Pro Football argued that there were several instances of Native American’s themselves using the term REDSKINS in different events and advertising the use of the word “in a positive tone.” The Court found Pro Football’s arguments unpersuasive because the evidence did not involve a “substantial composite of Native Americans.” Pro Football also argued that “disparagement” required “intent to disparage,” which it claimed that it did not have. The Court disagreed, finding that intent is not a factor in whether a term “may disparage.” It held that “Section 2(a)’s ‘may disparage’ prohibition sets a lower bar as it only requires a showing that the mark consists of or comprises matter that ‘may disparage’” not that all uses of the word would be disparaging.
The Court found that the Blackhorse Defendants had shown, by a preponderance of the evidence that there is no genuine issue of material fact as to the “may disparage” claim. It held that “the record evidence shows that the term ‘redskin,’ in the context of Native Americans and during the relevant time period, was offensive and one that ‘may disparage’ a substantial composite of Native Americans, ‘no matter what the goods or services with which the mark is used.’”
Part 2: Federal Judge Finds Cancellation of ‘Washington Redskins’ Trademarks is Not a Violation of 1st Amendment Rights
As part of his ruling on the Washington Redksins trademark, Judge Gerald Bruce Lee also delivered a win for the U.S. government. The U.S. government joined the case in April 2015 to defend against Pro Football’s argument that Section 2(a) of the Lanham Act, which allows for rejection or cancellation of a mark that “may disparage” a group of people, was unconstitutional.
Pro Football argued that Section 2(a) of the Lanham Act chills constitutionally protected speech and violated the First Amendment. It also argued that Section 2(a) is overly vague and ambiguous and that the cancellation of its trademarks deprives Pro Football of its due-process rights and is an unconstitutional taking of Pro Football’s property without just compensation. The Eastern District of Virginia disagreed and granted summary judgment on all constitutional claims in favor of Blackhorse and the United States Government.

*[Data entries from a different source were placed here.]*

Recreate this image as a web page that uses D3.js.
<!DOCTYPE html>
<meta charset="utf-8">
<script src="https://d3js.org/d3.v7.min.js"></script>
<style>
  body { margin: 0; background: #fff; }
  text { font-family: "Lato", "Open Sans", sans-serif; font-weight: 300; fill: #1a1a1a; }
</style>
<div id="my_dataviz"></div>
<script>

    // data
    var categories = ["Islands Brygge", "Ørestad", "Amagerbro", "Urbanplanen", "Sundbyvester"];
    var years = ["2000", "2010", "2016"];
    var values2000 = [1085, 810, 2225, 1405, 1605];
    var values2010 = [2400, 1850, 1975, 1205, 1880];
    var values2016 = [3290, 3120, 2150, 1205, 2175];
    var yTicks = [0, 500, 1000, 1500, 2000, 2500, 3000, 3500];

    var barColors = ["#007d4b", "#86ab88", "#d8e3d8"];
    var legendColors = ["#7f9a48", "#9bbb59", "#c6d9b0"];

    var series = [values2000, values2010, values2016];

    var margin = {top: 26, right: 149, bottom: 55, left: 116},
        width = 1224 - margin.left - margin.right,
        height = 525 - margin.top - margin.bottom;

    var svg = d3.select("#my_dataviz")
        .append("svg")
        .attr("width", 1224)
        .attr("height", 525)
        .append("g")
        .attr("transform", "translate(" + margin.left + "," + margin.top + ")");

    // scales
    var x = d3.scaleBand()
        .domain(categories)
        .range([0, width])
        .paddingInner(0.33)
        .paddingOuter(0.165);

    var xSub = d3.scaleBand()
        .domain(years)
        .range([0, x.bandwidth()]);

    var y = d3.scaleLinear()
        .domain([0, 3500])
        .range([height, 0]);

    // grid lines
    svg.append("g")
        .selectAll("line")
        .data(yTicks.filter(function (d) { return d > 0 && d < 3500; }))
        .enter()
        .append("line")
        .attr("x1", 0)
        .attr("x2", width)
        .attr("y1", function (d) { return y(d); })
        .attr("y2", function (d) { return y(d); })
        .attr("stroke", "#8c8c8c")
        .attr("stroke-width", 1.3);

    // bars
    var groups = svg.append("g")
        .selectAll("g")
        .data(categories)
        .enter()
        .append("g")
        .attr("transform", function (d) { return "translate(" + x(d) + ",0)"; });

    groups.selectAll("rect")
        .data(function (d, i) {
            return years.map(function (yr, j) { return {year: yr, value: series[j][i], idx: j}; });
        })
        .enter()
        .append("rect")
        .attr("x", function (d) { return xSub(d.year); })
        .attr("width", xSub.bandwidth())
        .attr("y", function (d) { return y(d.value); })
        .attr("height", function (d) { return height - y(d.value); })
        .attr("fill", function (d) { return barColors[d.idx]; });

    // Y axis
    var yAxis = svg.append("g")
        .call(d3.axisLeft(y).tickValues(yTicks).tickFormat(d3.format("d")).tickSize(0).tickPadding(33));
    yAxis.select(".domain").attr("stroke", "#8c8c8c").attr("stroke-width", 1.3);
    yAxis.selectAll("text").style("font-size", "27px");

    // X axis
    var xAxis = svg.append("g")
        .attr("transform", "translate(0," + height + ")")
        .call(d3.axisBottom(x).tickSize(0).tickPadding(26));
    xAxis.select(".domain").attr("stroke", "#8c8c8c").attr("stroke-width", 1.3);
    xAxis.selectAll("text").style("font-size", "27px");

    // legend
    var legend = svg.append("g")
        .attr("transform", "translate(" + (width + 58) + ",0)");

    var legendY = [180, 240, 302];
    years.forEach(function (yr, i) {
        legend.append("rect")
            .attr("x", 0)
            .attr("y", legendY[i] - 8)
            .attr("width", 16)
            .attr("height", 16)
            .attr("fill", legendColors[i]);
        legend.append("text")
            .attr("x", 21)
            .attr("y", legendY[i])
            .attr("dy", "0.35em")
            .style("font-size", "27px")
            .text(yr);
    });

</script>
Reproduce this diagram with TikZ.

The Court began by stating, in stark terms, that Section 2(a) of the Lanham Act did not implicate the First Amendment. It stated that “[n]othing about Section 2(a) impedes the ability of members of society to discuss a trademark that was not registered by the PTO.” Furthermore, the Court held that the cancellation of the Redskins marks do not “burden, restrict, or prohibit” Pro Football from using the marks. Pro Football argued that the cancellation of the registrations of the Redskins marks effected the ongoing debate about the team name in the public, but the Court disagreed, holding that “Section 2(a) imposes no financial penalty on speech – it simply cancels a trademark’s registration; the speech itself is uninhibited.”
Next, the Eastern District of Virginia held that the federal trademark registration program was government speech not subject to scrutiny under the First Amendment. The Court compared this case to the recent Supreme Court decisions holding that the State of Texas’s refusal to print a vanity license plate with a confederate flag on it was not a violation of the First Amendment. Using the reasoning from that decision, the Court in the present case found that the federal trademark registration program “communicates the message that the federal government has approved the trademark” and that the USPTO is simply utilizing the editorial discretion that it was given by Congress.
The Court also cited Fourth Circuit First Amendment precedent in holding that “that the purpose of the [trademark] program is not for the expression of private views or interests.” Instead, the court stated, the expression of private views would “lay in the creation of the mark itself, which is done by the owner by using the mark in commerce.” The federal trademark registration program provides notice to the public of what trademarks are registered through the Principal Register and does not restrict private speech.
Furthermore, the Court held that Section 2(a) was not void for vagueness because (I) Pro-Football could not show that Section 2(a) was unconstitutional in all of its applications; (2) Section 2(a) gives fair warning of what conduct is prohibited; (3) Section 2(a) does not authorize or encourage “arbitrary and discriminatory enforcement”; and (4) Section 2(a) is not impennissibly vague as-applied to Pro Football. The “void-for-vagueness” constitutional doctrine under the Fifth Amendment ensures that statutes and regulations give a “person of ordinary intelligence a reasonable opportunity to know what is prohibited, so that he may act accordingly.”
The Court began by holding that Section 2(a) was not vague on its face because Pro Football could not “demonstrate that every conceivable set of words, symbols, or combination thereof would be invalid under Section 2(a).” Next, it held that the word disparage had a widely known definition that was generally agreed upon by dictionaries and even the Supreme Court.
The Court held that the PTO established sufficient guidelines that identify which matters “may disparage” under Section 2(a). The USPTO routinely publishes all Office Actions detailing the reasons why a trademark was refused under 2(a). These Office Actions are written by licensed attorneys training by the USPTO. Furthermore, the USPTO publishes the Trademark Manual of Examining Procedure, which addresses the “may disparage” portion of Section 2(a). Therefore, the court reasoned, Pro Football had ample guidelines to determine whether its marks may be disparaging.
In addition, the Court held that Section 2(a) was not vague as applied to Pro Football itself because dictionary evidence before the registration of the Redskins marks showed that the mark was offensive and that the USPTO has shown “no inconsistency” regarding the “redskins” as a term that may disparage. In fact, at least
Finally, the Court held that Pro Football’s Takings Clause and Due Process Clause claims failed because a trademark registration is not considered property under the Fifth Amendment. The Takings Clause prohibits the taking of private property for public use, without just compensation. The Court held that a trademark registration (as opposed to the underlying trademark) is not a property interest under the Fifth Amendment. Because Pro Football had no property interest in the registration of its marks, the Court denied the Takings claim.
The Court’s ruling was a big win for the United States government, who intervened in this case to defend the Lanham Act challenge. This decision, which will be appealed, solidifies the government’s stance that it is not forced to provide federal protection for potentially disparaging trademarks.